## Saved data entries
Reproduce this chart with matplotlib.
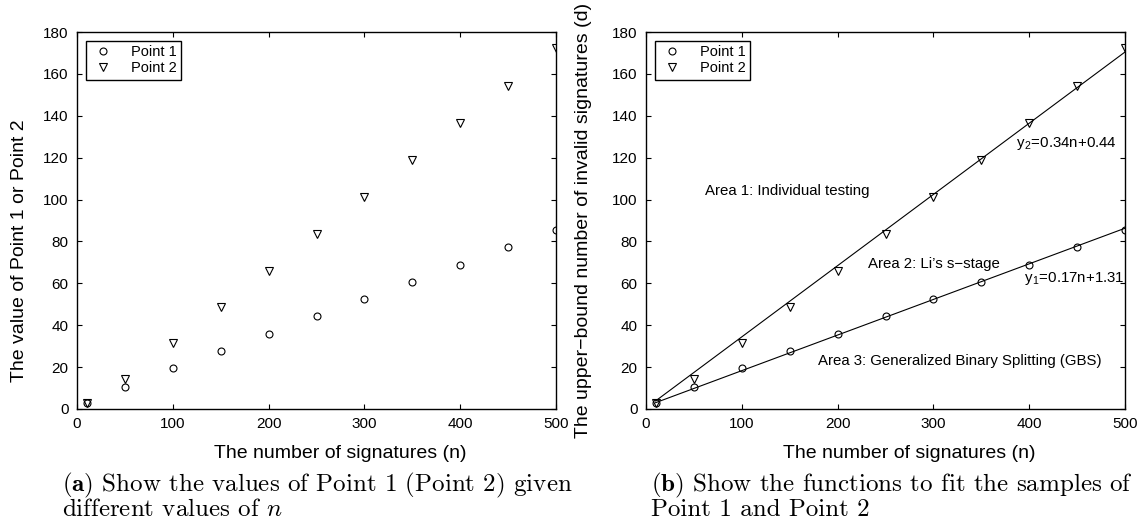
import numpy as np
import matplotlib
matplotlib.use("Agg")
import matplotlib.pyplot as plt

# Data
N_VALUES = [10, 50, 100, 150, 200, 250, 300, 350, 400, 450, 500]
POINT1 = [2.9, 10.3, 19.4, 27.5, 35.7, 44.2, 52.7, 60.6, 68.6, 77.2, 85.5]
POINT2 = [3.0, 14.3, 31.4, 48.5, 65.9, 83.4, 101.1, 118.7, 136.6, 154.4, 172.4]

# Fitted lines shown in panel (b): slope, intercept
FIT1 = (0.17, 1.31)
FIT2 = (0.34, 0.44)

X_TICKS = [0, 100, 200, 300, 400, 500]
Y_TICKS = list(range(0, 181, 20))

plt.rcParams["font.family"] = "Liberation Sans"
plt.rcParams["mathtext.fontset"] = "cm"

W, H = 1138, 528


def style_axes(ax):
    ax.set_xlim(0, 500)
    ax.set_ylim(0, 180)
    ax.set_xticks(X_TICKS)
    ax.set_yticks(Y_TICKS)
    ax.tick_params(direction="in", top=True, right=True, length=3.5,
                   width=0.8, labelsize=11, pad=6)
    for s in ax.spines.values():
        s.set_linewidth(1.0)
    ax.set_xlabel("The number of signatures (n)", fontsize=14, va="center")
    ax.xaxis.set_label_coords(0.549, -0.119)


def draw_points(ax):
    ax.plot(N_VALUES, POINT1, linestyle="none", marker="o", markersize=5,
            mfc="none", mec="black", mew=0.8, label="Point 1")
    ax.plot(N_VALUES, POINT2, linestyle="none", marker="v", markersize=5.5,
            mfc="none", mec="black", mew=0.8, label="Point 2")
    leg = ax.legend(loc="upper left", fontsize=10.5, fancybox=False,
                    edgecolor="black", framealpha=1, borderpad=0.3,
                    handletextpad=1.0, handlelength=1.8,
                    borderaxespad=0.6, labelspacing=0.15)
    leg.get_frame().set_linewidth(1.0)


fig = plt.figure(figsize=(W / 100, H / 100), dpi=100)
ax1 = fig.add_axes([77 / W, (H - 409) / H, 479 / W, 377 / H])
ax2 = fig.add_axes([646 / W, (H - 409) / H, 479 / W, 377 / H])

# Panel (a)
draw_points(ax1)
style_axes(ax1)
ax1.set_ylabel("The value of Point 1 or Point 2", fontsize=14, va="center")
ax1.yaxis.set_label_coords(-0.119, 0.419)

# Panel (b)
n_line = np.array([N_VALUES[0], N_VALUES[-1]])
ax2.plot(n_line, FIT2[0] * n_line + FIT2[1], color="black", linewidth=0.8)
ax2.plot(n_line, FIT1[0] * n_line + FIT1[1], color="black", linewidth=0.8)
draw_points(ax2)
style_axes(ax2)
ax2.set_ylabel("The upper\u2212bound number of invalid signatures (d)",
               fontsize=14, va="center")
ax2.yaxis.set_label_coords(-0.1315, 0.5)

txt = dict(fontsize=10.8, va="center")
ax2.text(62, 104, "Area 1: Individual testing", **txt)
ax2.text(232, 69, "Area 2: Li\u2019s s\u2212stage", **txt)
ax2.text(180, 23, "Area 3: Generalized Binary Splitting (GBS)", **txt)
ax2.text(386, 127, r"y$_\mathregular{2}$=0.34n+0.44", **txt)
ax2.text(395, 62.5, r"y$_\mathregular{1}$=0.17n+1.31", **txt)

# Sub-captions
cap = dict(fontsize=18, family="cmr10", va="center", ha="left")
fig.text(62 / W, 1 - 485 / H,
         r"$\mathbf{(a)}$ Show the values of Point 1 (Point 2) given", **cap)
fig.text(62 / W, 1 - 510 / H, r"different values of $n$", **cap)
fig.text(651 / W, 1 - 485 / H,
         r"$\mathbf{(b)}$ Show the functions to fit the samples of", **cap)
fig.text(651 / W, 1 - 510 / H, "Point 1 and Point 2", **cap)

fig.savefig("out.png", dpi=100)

---

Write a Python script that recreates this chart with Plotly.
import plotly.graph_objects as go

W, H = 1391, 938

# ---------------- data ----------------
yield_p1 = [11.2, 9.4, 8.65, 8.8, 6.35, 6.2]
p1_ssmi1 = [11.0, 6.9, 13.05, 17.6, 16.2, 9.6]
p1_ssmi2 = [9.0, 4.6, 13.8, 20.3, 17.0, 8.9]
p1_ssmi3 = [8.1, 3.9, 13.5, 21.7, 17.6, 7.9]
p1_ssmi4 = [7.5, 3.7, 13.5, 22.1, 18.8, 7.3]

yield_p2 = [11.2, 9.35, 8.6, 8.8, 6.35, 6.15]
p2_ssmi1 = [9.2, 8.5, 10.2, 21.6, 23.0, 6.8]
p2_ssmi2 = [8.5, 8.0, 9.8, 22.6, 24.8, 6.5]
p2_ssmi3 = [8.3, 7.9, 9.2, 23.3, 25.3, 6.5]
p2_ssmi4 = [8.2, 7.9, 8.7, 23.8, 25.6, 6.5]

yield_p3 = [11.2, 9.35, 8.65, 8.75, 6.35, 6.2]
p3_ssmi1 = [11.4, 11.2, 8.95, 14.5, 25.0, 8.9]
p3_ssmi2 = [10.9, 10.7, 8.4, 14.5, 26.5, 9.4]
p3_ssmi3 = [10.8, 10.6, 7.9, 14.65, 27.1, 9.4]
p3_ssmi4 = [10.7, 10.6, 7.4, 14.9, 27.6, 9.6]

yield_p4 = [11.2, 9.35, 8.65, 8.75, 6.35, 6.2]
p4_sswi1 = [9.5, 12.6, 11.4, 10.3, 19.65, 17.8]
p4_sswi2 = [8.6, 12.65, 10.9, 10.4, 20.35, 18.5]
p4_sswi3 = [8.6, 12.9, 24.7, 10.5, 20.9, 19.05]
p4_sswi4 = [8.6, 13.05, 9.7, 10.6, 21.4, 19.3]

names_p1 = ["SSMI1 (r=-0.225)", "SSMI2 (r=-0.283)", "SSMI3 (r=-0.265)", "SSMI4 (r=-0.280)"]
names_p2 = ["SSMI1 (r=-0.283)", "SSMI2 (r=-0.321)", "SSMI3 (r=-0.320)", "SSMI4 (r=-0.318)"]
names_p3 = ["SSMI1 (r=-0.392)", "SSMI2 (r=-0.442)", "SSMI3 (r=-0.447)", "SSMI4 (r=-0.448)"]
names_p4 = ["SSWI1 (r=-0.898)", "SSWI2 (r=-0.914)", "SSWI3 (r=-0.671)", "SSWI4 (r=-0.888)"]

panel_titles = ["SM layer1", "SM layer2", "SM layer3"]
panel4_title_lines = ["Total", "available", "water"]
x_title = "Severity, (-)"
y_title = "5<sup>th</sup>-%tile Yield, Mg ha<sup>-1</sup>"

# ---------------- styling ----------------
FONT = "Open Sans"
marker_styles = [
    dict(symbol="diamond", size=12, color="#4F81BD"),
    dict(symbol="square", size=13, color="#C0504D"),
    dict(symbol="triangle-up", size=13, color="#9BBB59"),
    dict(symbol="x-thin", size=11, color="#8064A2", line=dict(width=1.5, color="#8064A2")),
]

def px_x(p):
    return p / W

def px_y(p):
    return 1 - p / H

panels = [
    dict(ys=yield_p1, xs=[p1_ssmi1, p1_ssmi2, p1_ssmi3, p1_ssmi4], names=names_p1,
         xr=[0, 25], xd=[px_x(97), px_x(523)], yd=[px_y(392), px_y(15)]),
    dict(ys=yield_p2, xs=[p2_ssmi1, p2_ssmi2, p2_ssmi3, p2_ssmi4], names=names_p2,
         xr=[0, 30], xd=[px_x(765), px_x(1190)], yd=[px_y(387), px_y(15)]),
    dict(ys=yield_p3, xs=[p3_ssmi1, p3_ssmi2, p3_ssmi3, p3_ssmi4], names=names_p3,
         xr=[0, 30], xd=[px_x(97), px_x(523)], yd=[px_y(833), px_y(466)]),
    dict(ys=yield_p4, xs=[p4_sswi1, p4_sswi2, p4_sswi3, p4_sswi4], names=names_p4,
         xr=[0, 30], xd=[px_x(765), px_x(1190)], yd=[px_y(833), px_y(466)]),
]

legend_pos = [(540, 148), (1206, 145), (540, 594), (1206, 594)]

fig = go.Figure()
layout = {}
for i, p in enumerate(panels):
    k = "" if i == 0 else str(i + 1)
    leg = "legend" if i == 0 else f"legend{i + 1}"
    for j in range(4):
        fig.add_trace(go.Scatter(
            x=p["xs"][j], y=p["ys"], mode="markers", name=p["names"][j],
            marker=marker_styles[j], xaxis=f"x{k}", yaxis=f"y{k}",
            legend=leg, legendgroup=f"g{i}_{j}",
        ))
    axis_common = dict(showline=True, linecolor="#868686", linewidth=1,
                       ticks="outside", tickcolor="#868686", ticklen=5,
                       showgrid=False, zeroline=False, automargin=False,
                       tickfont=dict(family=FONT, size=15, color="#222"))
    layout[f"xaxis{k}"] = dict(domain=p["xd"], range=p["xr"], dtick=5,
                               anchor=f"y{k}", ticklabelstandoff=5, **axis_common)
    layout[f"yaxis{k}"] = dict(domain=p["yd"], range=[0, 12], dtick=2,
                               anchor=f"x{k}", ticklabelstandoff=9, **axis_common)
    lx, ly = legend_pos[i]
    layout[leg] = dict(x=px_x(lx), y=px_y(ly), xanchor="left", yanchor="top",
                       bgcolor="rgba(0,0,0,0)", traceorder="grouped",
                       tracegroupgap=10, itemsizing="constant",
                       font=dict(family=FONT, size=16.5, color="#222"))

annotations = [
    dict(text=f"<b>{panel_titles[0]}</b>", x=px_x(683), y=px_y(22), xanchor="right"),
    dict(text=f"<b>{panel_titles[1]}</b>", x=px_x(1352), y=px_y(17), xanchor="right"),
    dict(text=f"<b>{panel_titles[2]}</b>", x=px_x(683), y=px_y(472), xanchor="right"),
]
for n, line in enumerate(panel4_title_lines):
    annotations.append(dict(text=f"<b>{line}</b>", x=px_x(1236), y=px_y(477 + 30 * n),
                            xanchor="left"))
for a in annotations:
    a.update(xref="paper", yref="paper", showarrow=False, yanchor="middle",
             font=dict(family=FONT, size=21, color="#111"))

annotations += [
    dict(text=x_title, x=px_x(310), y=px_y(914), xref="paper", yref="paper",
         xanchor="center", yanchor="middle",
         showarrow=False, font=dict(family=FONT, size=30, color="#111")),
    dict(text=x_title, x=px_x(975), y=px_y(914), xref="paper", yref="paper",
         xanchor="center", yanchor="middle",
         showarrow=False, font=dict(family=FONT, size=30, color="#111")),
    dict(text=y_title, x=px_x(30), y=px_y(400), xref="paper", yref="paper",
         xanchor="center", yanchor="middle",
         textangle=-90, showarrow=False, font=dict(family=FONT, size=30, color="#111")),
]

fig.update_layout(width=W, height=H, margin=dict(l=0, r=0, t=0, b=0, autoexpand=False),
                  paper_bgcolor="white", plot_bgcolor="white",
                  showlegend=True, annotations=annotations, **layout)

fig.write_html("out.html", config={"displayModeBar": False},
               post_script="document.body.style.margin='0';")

## Set problem
Copy out the listing above from the line containing "Reproduce this chart with matplotlib." to the line containing "ax.xaxis.set_label_coords(0.549, -0.119)", both included, exactly as written and minus the images.

## Finished answer
Reproduce this chart with matplotlib.
import numpy as np
import matplotlib
matplotlib.use("Agg")
import matplotlib.pyplot as plt

# Data
N_VALUES = [10, 50, 100, 150, 200, 250, 300, 350, 400, 450, 500]
POINT1 = [2.9, 10.3, 19.4, 27.5, 35.7, 44.2, 52.7, 60.6, 68.6, 77.2, 85.5]
POINT2 = [3.0, 14.3, 31.4, 48.5, 65.9, 83.4, 101.1, 118.7, 136.6, 154.4, 172.4]

# Fitted lines shown in panel (b): slope, intercept
FIT1 = (0.17, 1.31)
FIT2 = (0.34, 0.44)

X_TICKS = [0, 100, 200, 300, 400, 500]
Y_TICKS = list(range(0, 181, 20))

plt.rcParams["font.family"] = "Liberation Sans"
plt.rcParams["mathtext.fontset"] = "cm"

W, H = 1138, 528


def style_axes(ax):
    ax.set_xlim(0, 500)
    ax.set_ylim(0, 180)
    ax.set_xticks(X_TICKS)
    ax.set_yticks(Y_TICKS)
    ax.tick_params(direction="in", top=True, right=True, length=3.5,
                   width=0.8, labelsize=11, pad=6)
    for s in ax.spines.values():
        s.set_linewidth(1.0)
    ax.set_xlabel("The number of signatures (n)", fontsize=14, va="center")
    ax.xaxis.set_label_coords(0.549, -0.119)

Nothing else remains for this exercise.